Q:What's the effect on Americans when China undervalues its currency?
A:China's policy of intervening in its currency markets to limit or halt the appreciation of its currency, the yuan, against the U.S. dollar or other currencies has the effect of keeping Chinese exports cheap and imports expensive, putting some U.S. businesses at a disadvantage. That has a negative effect on U.S. jobs. It's also an unfair and unlawful trade advantage for China to subsidize its exports. New market opportunities are needed for job creation here at home, and market-based currency policy is an important factor in free and fair trade relationships. Iowa has long been an exporting state, with good-paying jobs related to exports in manufacturing and agriculture.

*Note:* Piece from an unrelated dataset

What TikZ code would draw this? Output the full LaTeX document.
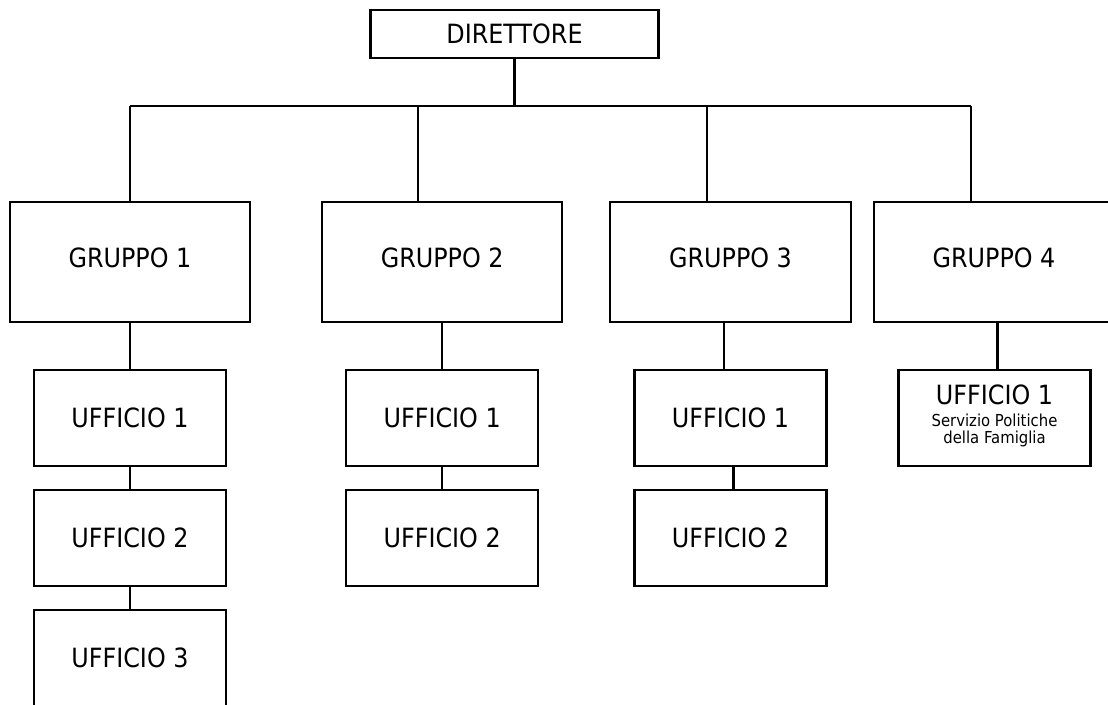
\documentclass[tikz,border=0pt]{standalone}
\usepackage{fontspec}
\setmainfont{DejaVu Sans}[FakeStretch=0.9]
\begin{document}
\begin{tikzpicture}[x=1pt,y=-1pt,
  big/.style={font=\fontsize{26.5}{31}\selectfont},
  box/.style={draw=black,line width=2.2pt,rectangle,inner sep=0pt,big},
  gbox/.style={box,minimum width=240pt,minimum height=120pt},
  ubox/.style={box,minimum width=192pt,minimum height=96pt},
  conn/.style={draw=black,line width=2.2pt}]
\useasboundingbox (0,0) rectangle (1108,704);
% nodes
\node[box,minimum width=288pt,minimum height=48pt] (dir) at (514.5,34.2) {DIRETTORE};
\node[gbox] (g1) at (130,262) {};
\node[gbox] (g2) at (442.2,262) {};
\node[gbox,minimum width=241pt] (g3) at (730.5,262) {};
\node[gbox] (g4) at (994,262) {};
\node[big] at (130,258) (tg1) {GRUPPO 1};
\node[big] at (442.2,258) (tg2) {GRUPPO 2};
\node[big] at (730.5,258) (tg3) {GRUPPO 3};
\node[big] at (994,258) (tg4) {GRUPPO 4};
\node[ubox] (u11) at (130,418) {UFFICIO 1};
\node[ubox] (u12) at (130,538) {UFFICIO 2};
\node[ubox] (u13) at (130,658) {UFFICIO 3};
\node[ubox] (u21) at (442.2,418) {UFFICIO 1};
\node[ubox] (u22) at (442.2,538) {UFFICIO 2};
\node[ubox] (u31) at (730.5,418) {UFFICIO 1};
\node[ubox] (u32) at (730.5,538) {UFFICIO 2};
\node[ubox] (u41) at (994.5,418) {};
\node[big] (t41a) at (994.5,395) {UFFICIO 1};
\node[align=center,inner sep=0pt,font=\fontsize{16.5}{17.5}\selectfont] (t41b) at (994.5,430.5)
  {Servizio Politiche\\della Famiglia};
% bus coordinates
\coordinate (bd) at (514.5,106);
\coordinate (b1) at (130,106);
\coordinate (b2) at (418,106);
\coordinate (b3) at (706.6,106);
\coordinate (b4) at (970.6,106);
% connectors
\draw[conn] (dir.south) -- (bd);
\draw[conn] (b1) -- (b4);
\draw[conn] (b1) -- (b1 |- g1.north);
\draw[conn] (b2) -- (b2 |- g2.north);
\draw[conn] (b3) -- (b3 |- g3.north);
\draw[conn] (b4) -- (b4 |- g4.north);
\draw[conn] (g1.south) -- (u11.north);
\draw[conn] (u11.south) -- (u12.north);
\draw[conn] (u12.south) -- (u13.north);
\draw[conn] (g2.south) -- (u21.north);
\draw[conn] (u21.south) -- (u22.north);
\coordinate (c3) at (723.8,322);
\draw[conn] (c3) -- (c3 |- u31.north);
\coordinate (c31) at (733.5,466);
\draw[conn] (c31) -- (c31 |- u32.north);
\coordinate (c4) at (997.5,322);
\draw[conn] (c4) -- (c4 |- u41.north);
\end{tikzpicture}
\end{document}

One in every three tractors made in John Deere's plant in Waterloo is sold to customers overseas. One in every three acres planted on Iowa farmland heads to the international marketplace. Ag exports account for one-quarter of farm cash receipts in Iowa. U.S. exporters deserve a level playing field with China's exporters.
Q:What can be done?
A:By law, the Treasury Department is required to name any country it suspects of manipulating the value of its currency to gain an unfair advantage in international trade. Unfortunately, for too long, presidential administrations of both parties haven't done what the law allows. The current debate in Congress over China's currency policy draws from more than five years of legislative proposals that would induce China, and other countries manipulating their currencies, to reform its currency policy or to address the effects of that policy on the U.S. economy. I've introduced bipartisan legislation in the past, and this fall there is a proposal with bipartisan support to increase U.S. oversight of currency manipulation. The measure would trigger meaningful consequences for countries that fail to adopt appropriate policies to eliminate currency misalignment and make sure U.S. trade laws may be used to counter the economic harm to U.S. manufacturers caused by currency manipulation, in accordance with international trade laws.
The executive branch also can and should prepare a case against China's currency manipulation in the World Trade Organization, the 153-member organization (made up mostly of sovereign nations) that governs international trade. The framework for World Trade Organization policies is based on the principles of non-discrimination, reciprocity, binding and enforceable commitments, transparency, and safety valves. In joining the World Trade Organization ten years ago, China committed to adhering to the trade rules of the global marketplace. If China is not willing to live up to its obligations, the behavior should be challenged under the international rule of law.